**The request**
From the entries below, copy every line that holds the word "seaborn".

_ _ _ _ _

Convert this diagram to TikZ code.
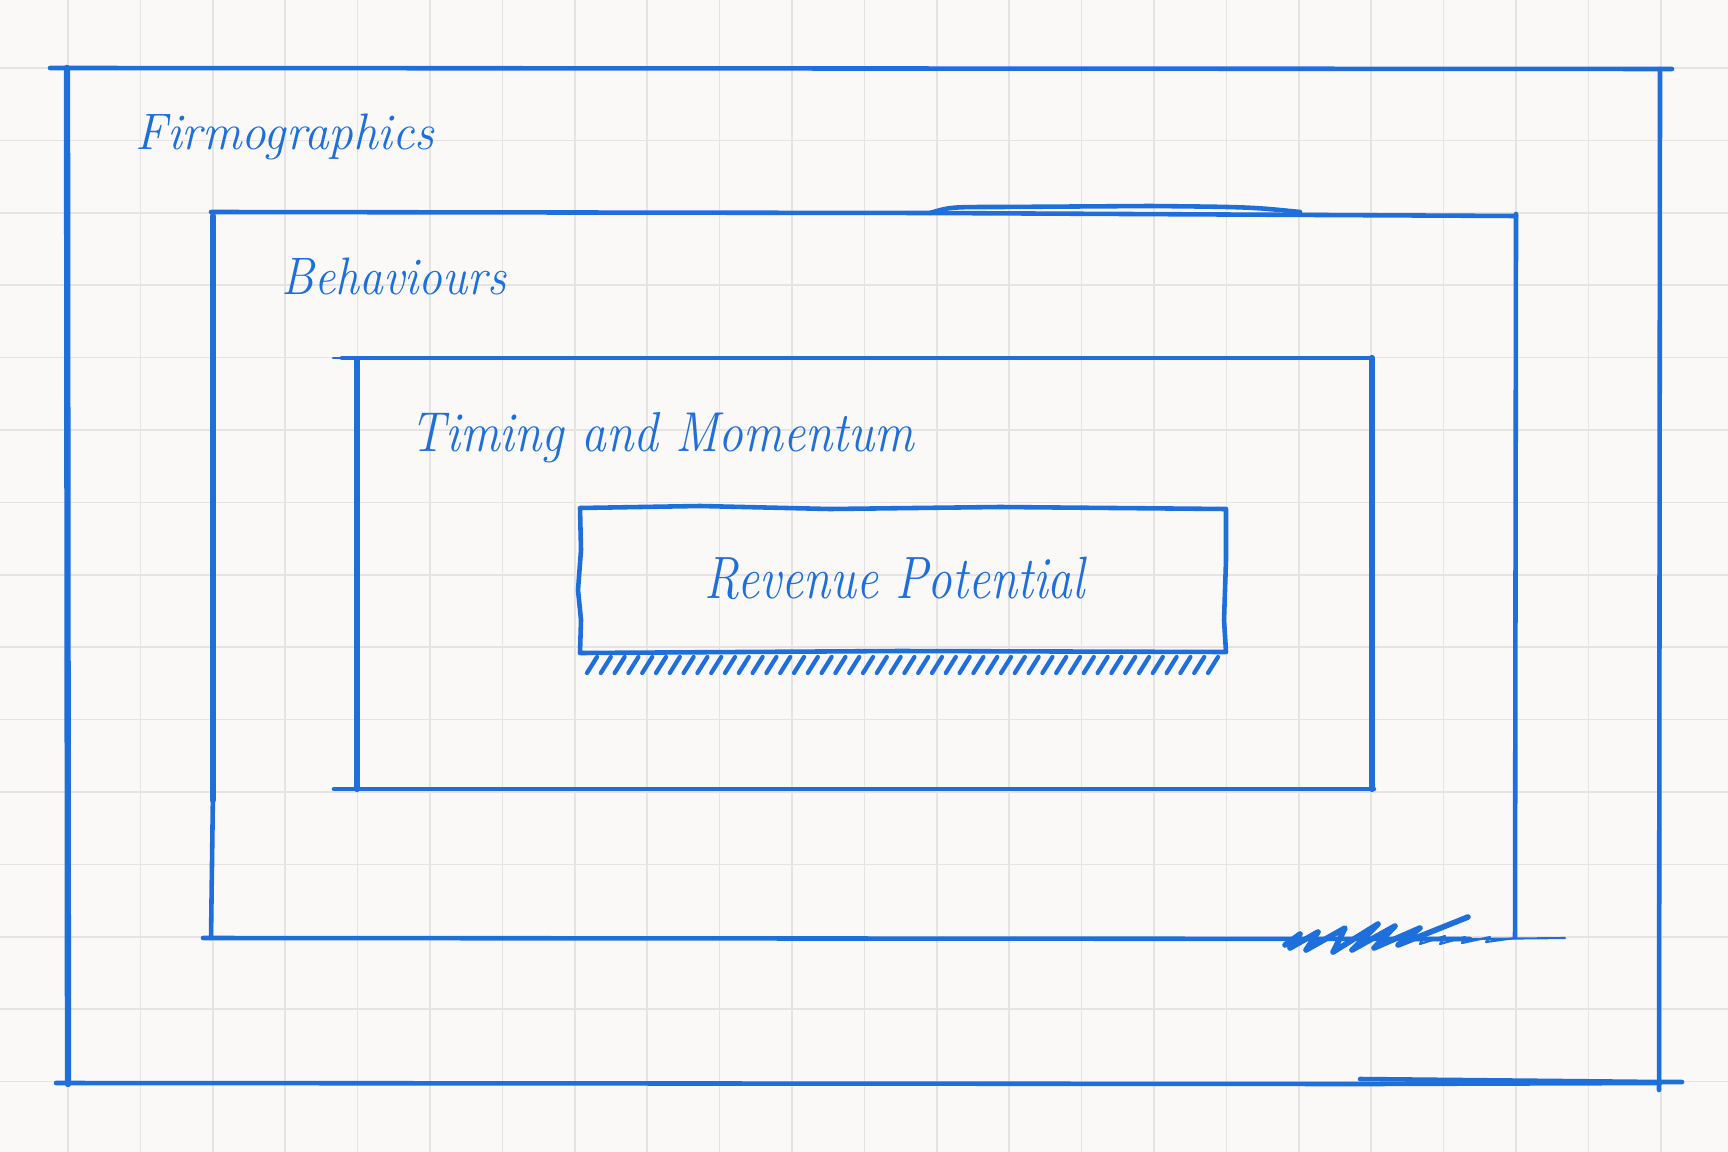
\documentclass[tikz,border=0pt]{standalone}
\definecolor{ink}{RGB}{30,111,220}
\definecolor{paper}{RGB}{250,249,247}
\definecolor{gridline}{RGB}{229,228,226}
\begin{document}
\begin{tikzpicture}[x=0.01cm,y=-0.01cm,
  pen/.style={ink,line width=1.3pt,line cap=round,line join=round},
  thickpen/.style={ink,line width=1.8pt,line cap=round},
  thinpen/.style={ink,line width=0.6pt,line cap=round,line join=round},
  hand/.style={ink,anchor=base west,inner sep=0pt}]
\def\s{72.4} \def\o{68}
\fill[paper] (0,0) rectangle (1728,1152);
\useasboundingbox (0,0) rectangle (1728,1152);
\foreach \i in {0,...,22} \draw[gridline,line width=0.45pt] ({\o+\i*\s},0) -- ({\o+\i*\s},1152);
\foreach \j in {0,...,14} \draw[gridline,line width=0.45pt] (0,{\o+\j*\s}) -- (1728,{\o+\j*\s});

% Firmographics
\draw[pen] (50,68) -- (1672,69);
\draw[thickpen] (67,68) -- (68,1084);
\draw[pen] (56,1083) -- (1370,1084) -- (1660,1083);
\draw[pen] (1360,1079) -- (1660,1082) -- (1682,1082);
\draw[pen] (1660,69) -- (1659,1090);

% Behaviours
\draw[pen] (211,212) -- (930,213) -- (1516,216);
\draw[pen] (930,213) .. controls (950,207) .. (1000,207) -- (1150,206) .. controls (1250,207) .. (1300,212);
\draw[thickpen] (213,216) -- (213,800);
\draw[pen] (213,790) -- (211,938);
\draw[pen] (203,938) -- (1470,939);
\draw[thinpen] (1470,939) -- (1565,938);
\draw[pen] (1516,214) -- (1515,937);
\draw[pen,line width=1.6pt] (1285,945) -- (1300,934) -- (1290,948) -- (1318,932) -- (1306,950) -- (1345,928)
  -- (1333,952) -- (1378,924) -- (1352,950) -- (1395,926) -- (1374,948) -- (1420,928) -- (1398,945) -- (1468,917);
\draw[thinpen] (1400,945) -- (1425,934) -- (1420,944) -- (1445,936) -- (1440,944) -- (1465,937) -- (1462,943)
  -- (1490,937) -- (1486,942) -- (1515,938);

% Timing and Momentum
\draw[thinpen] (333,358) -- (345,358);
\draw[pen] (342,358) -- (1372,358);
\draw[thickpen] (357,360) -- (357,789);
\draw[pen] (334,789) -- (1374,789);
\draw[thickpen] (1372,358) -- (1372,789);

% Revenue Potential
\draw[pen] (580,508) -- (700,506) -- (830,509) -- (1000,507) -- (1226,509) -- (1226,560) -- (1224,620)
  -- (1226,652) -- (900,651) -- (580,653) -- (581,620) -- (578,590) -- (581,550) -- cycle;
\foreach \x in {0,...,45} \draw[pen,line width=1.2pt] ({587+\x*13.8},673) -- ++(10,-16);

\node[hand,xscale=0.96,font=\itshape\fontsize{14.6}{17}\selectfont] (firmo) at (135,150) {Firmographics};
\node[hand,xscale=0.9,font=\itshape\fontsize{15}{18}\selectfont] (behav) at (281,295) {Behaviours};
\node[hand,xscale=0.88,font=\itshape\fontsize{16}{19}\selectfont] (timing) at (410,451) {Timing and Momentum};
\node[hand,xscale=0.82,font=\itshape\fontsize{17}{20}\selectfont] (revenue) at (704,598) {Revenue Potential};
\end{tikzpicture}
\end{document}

_ _ _ _ _

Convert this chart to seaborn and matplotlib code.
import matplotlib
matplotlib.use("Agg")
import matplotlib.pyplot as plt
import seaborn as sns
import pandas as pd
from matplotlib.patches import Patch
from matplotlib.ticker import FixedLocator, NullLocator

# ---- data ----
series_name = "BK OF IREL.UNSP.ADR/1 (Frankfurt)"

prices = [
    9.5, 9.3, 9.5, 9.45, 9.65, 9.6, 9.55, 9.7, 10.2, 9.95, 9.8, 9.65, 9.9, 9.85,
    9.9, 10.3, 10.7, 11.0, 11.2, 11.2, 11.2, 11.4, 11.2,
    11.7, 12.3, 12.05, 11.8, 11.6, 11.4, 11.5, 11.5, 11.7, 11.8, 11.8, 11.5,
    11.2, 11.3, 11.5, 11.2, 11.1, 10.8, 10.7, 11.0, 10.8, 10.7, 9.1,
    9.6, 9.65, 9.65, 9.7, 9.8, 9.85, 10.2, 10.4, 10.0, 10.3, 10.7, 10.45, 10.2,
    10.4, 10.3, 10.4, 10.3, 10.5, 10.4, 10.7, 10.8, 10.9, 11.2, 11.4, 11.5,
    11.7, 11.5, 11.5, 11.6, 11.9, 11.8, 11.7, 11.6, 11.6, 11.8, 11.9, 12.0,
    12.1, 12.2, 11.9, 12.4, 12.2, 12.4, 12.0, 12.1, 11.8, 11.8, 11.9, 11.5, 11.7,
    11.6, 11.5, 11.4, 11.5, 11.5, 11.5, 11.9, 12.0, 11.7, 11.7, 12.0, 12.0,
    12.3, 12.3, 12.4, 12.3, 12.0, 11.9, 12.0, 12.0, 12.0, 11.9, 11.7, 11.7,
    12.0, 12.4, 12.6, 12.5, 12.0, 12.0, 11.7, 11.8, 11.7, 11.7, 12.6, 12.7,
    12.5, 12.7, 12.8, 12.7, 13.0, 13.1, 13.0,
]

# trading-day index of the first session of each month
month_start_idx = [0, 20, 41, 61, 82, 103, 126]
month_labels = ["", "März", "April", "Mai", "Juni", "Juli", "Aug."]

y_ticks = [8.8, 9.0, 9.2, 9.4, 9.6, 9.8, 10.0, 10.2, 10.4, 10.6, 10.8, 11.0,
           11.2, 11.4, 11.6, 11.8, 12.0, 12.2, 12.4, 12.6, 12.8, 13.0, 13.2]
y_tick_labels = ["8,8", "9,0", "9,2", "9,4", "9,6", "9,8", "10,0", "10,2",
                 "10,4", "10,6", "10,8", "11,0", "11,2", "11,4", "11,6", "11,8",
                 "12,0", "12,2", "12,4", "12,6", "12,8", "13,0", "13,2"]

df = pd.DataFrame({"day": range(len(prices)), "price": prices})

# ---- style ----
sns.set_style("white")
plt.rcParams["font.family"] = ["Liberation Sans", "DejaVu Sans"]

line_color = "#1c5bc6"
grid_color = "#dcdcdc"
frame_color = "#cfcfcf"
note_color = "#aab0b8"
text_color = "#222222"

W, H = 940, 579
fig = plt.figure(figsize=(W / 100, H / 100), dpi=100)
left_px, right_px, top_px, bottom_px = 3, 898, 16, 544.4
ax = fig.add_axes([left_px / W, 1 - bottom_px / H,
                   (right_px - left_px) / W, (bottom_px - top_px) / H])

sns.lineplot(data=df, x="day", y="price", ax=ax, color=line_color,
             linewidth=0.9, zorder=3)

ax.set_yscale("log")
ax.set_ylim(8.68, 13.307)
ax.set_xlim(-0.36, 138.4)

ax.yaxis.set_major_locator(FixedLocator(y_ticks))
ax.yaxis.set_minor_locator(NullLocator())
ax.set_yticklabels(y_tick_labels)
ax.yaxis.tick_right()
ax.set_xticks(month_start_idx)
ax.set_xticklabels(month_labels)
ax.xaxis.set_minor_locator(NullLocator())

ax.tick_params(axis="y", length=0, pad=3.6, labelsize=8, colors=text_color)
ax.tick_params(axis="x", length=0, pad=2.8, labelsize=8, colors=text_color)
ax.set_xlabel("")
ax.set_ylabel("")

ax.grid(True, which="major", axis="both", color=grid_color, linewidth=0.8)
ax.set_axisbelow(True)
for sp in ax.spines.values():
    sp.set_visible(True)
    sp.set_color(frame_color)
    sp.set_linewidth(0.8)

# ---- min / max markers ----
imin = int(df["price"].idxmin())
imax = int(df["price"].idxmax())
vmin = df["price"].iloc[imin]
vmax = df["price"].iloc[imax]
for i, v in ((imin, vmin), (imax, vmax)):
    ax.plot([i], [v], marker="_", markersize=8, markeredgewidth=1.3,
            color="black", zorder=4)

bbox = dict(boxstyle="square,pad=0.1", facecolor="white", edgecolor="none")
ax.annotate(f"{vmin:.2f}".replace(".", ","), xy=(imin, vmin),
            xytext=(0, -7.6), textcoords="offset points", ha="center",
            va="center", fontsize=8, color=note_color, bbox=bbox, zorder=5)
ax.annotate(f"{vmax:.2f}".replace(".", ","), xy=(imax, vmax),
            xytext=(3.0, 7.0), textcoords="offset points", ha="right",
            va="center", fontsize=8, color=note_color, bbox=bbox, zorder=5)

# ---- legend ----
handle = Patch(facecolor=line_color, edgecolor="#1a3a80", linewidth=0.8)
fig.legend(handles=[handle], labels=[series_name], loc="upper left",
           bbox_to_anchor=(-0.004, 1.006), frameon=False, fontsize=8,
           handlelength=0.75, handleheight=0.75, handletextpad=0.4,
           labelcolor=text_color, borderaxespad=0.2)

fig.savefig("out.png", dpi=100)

_ _ _ _ _

**Solution to this task**
Convert this chart to seaborn and matplotlib code.
import seaborn as sns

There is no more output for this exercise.